**Required work**
Take the lines from the top down to and including the one with "const yTicks = [20, 40, 60, 80, 100]" and repeat them exactly. Omit images.

**Provided material**
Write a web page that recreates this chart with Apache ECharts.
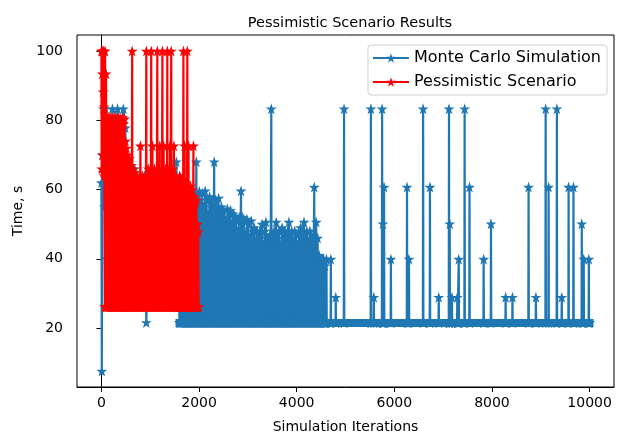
<!DOCTYPE html>
<html>
<head>
<meta charset="utf-8">
<script src="https://cdn.jsdelivr.net/npm/echarts@6/dist/echarts.min.js"></script>
<style>
  html, body { margin: 0; padding: 0; background: #fff; }
  #chart { width: 617px; height: 436px; }
</style>
</head>
<body>
<div id="chart"></div>
<script>
// axis ticks
const xTicks = [0, 2000, 4000, 6000, 8000, 10000]
const yTicks = [20, 40, 60, 80, 100]

// Monte Carlo Simulation: baseline level and [iteration, time] readings
const mcBase = 21.6
const mcEarly = [
  [0, 62], [8, 7.6], [20, 70], [40, 83.3], [60, 55], [80, 83.3], [110, 40], [150, 75],
  [190, 50], [225, 83.3], [260, 45], [300, 70], [330, 83.3], [370, 50], [410, 78],
  [450, 83.3], [490, 77.8], [530, 40], [570, 66], [620, 35], [680, 66], [740, 50],
  [780, 64], [830, 45], [880, 64], [920, 21.6], [960, 52], [1020, 40], [1080, 56],
  [1140, 35], [1200, 58], [1260, 40], [1320, 57], [1380, 45], [1440, 56], [1500, 40],
  [1535, 68], [1570, 45], [1600, 21.6],
]
const mcDense = [
  [1610, 55], [1640, 57], [1670, 52], [1700, 58], [1730, 56], [1760, 50], [1790, 58],
  [1820, 57], [1850, 54], [1880, 58], [1910, 55], [1945, 68], [1975, 57], [2005, 59.5],
  [2035, 56], [2065, 59], [2095, 55], [2125, 59.6], [2155, 57], [2185, 53], [2215, 58],
  [2245, 56], [2280, 57], [2310, 68], [2340, 57], [2370, 55], [2400, 57.5], [2430, 53],
  [2460, 55], [2490, 54], [2520, 52], [2550, 50], [2580, 54.4], [2610, 52], [2640, 54],
  [2670, 50], [2700, 53], [2730, 52.4], [2760, 51], [2790, 48], [2825, 52], [2860, 59.6],
  [2890, 52], [2920, 51.5], [2950, 47], [2980, 51.5], [3010, 50], [3040, 46], [3070, 51],
  [3100, 48], [3130, 49], [3160, 45], [3190, 48], [3220, 46], [3250, 48], [3290, 50],
  [3320, 44], [3345, 48], [3370, 50.6], [3400, 46], [3430, 44], [3455, 47], [3480, 83.3],
  [3510, 47], [3540, 48], [3580, 50.6], [3610, 46], [3640, 48], [3670, 44], [3700, 49],
  [3730, 47], [3760, 48], [3790, 46], [3815, 48], [3840, 50.6], [3870, 47], [3900, 48],
  [3930, 45], [3960, 48], [3990, 47], [4020, 44], [4050, 48], [4080, 49], [4115, 47],
  [4150, 50.6], [4180, 47], [4210, 48], [4240, 45], [4270, 48], [4300, 47], [4330, 46],
  [4360, 60.7], [4400, 50.6], [4430, 46], [4460, 41], [4490, 40], [4520, 39.9], [4550, 40],
  [4580, 38], [4610, 39.9],
]
const mcSparse = [
  [4700, 39.9], [4800, 28.9], [4970, 83.3], [5520, 83.3], [5580, 28.9], [5750, 83.3],
  [5765, 50.1], [5790, 60.7], [5930, 39.9], [6260, 60.7], [6300, 39.9], [6590, 83.3],
  [6730, 60.7], [6910, 28.9], [7120, 83.3], [7135, 50.1], [7180, 28.9], [7290, 28.9],
  [7320, 39.9], [7440, 83.3], [7540, 60.7], [7830, 39.9], [7980, 50.1], [8280, 28.9],
  [8420, 28.9], [8750, 60.7], [8900, 28.9], [9100, 83.3], [9160, 60.7], [9330, 83.3],
  [9430, 28.9], [9570, 60.7], [9670, 60.7], [9840, 50.1], [9880, 39.9], [9985, 39.9],
]

// Pessimistic Scenario: baseline level and [iteration, time] readings
const psBase = 26.2
const psStart = [
  [0, 100], [6, 66], [12, 100], [18, 93.4], [24, 70], [30, 100], [36, 88.2],
  [42, 65], [48, 100], [54, 83.9], [60, 64],
]
const psPeaks = [
  [75, 100], [95, 93.4], [115, 80.8], [135, 80.4], [155, 81], [175, 78], [195, 80.8],
  [215, 79], [235, 80.6], [255, 76], [275, 81], [295, 79], [315, 80.4], [335, 77],
  [355, 80.8], [375, 79], [395, 80.4], [415, 78], [435, 80.8], [455, 79], [475, 80.4],
  [495, 74], [515, 72], [535, 70], [555, 68], [575, 69], [595, 66], [615, 67],
  [630, 100], [650, 66], [670, 64], [690, 65], [710, 63], [730, 64], [750, 62],
  [770, 63], [800, 72.6], [820, 62], [840, 64], [860, 61], [880, 63], [900, 60],
  [920, 100], [940, 64], [960, 66], [980, 63], [1000, 65], [1020, 100], [1045, 72.6],
  [1065, 62], [1085, 66], [1105, 64], [1125, 63], [1145, 100], [1170, 66], [1195, 72.6],
  [1215, 62], [1230, 65], [1250, 100], [1275, 72.6], [1295, 64], [1315, 66], [1335, 62],
  [1350, 100], [1370, 63], [1390, 66], [1405, 72.6], [1430, 100], [1450, 64], [1470, 66],
  [1485, 72.6], [1505, 62], [1525, 64], [1545, 60], [1565, 63], [1585, 61], [1605, 64],
  [1625, 60], [1645, 62], [1665, 59], [1680, 100], [1705, 72.6], [1725, 62], [1745, 60],
  [1760, 100], [1785, 72.6], [1805, 60], [1825, 61], [1845, 58], [1865, 60], [1885, 72.6],
  [1905, 58], [1925, 56], [1945, 57], [1965, 50], [1985, 47.8],
]

// each reading sits between two baseline points, as the run returns to it
function withBase(list, base, half) {
  const out = []
  list.forEach(([it, t]) => {
    out.push([it - half, base], [it, t], [it + half, base])
  })
  return out
}

const mcData = mcEarly.concat(withBase(mcDense, mcBase, 6), withBase(mcSparse, mcBase, 5), [[9999, mcBase]])
const psData = psStart.concat(withBase(psPeaks, psBase, 5))

const star = 'path://M50,0 L61.2,34.5 L97.6,34.5 L68.2,55.9 L79.4,90.5 L50,69.1 L20.6,90.5 L31.8,55.9 L2.4,34.5 L38.8,34.5 Z'
const font = 'DejaVu Sans'
const chart = echarts.init(document.getElementById('chart'), null, { renderer: 'canvas' })
chart.setOption({
  animation: false,
  backgroundColor: '#fff',
  title: {
    text: 'Pessimistic Scenario Results',
    left: 345,
    textAlign: 'center',
    top: 11,
    textStyle: { fontFamily: font, fontSize: 14.5, fontWeight: 'normal', color: '#000' },
  },
  legend: {
    orient: 'vertical',
    right: 10,
    top: 45,
    z: 10,
    padding: [5, 6, 5, 4],
    itemGap: 8,
    itemWidth: 36,
    itemHeight: 12,
    backgroundColor: 'rgba(255,255,255,0.8)',
    borderColor: '#d0d0d0',
    borderWidth: 1,
    borderRadius: 3,
    textStyle: { fontFamily: font, fontSize: 16, color: '#000' },
    data: ['Monte Carlo Simulation', 'Pessimistic Scenario'],
  },
  grid: {
    left: 77,
    top: 35,
    right: 3,
    bottom: 49,
    outerBoundsMode: 'none',
    show: true,
    borderColor: '#000',
    borderWidth: 1,
  },
  xAxis: {
    type: 'value',
    min: -500,
    max: 10500,
    name: 'Simulation Iterations',
    nameLocation: 'middle',
    nameGap: 33,
    nameTextStyle: { fontFamily: font, fontSize: 14, color: '#000' },
    axisLine: { show: true, lineStyle: { color: '#000' } },
    axisTick: { show: true, length: 5, customValues: xTicks, lineStyle: { color: '#000' } },
    axisLabel: {
      customValues: xTicks,
      formatter: v => String(v),
      margin: 9,
      fontFamily: font,
      fontSize: 14,
      color: '#000',
    },
    splitLine: { show: false },
  },
  yAxis: {
    type: 'value',
    min: 3,
    max: 104.6,
    name: 'Time, s',
    nameLocation: 'middle',
    nameGap: 38,
    nameTextStyle: { fontFamily: font, fontSize: 14, color: '#000' },
    axisLine: { show: true, lineStyle: { color: '#000' } },
    axisTick: { show: true, length: 5, customValues: yTicks, lineStyle: { color: '#000' } },
    axisLabel: {
      customValues: yTicks,
      formatter: v => String(v),
      margin: 14,
      fontFamily: font,
      fontSize: 14,
      color: '#000',
    },
    splitLine: { show: false },
  },
  series: [
    {
      name: 'Monte Carlo Simulation',
      type: 'line',
      z: 2,
      data: mcData,
      symbol: star,
      symbolSize: 11,
      showAllSymbol: true,
      color: '#1f77b4',
      lineStyle: { width: 2.2, color: '#1f77b4' },
      itemStyle: { color: '#1f77b4' },
      markLine: {
        silent: true,
        symbol: ['none', 'none'],
        label: { show: false },
        lineStyle: { color: '#1f77b4', width: 8, type: 'solid', cap: 'square' },
        data: [[{ coord: [1600, mcBase] }, { coord: [9999, mcBase] }]],
      },
    },
    {
      name: 'Pessimistic Scenario',
      type: 'line',
      z: 3,
      data: psData,
      symbol: star,
      symbolSize: 11,
      showAllSymbol: true,
      color: '#ff0000',
      lineStyle: { width: 2.2, color: '#ff0000' },
      itemStyle: { color: '#ff0000' },
    },
  ],
})
</script>
</body>
</html>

**Complete answer**
Write a web page that recreates this chart with Apache ECharts.
<!DOCTYPE html>
<html>
<head>
<meta charset="utf-8">
<script src="https://cdn.jsdelivr.net/npm/echarts@6/dist/echarts.min.js"></script>
<style>
  html, body { margin: 0; padding: 0; background: #fff; }
  #chart { width: 617px; height: 436px; }
</style>
</head>
<body>
<div id="chart"></div>
<script>
// axis ticks
const xTicks = [0, 2000, 4000, 6000, 8000, 10000]
const yTicks = [20, 40, 60, 80, 100]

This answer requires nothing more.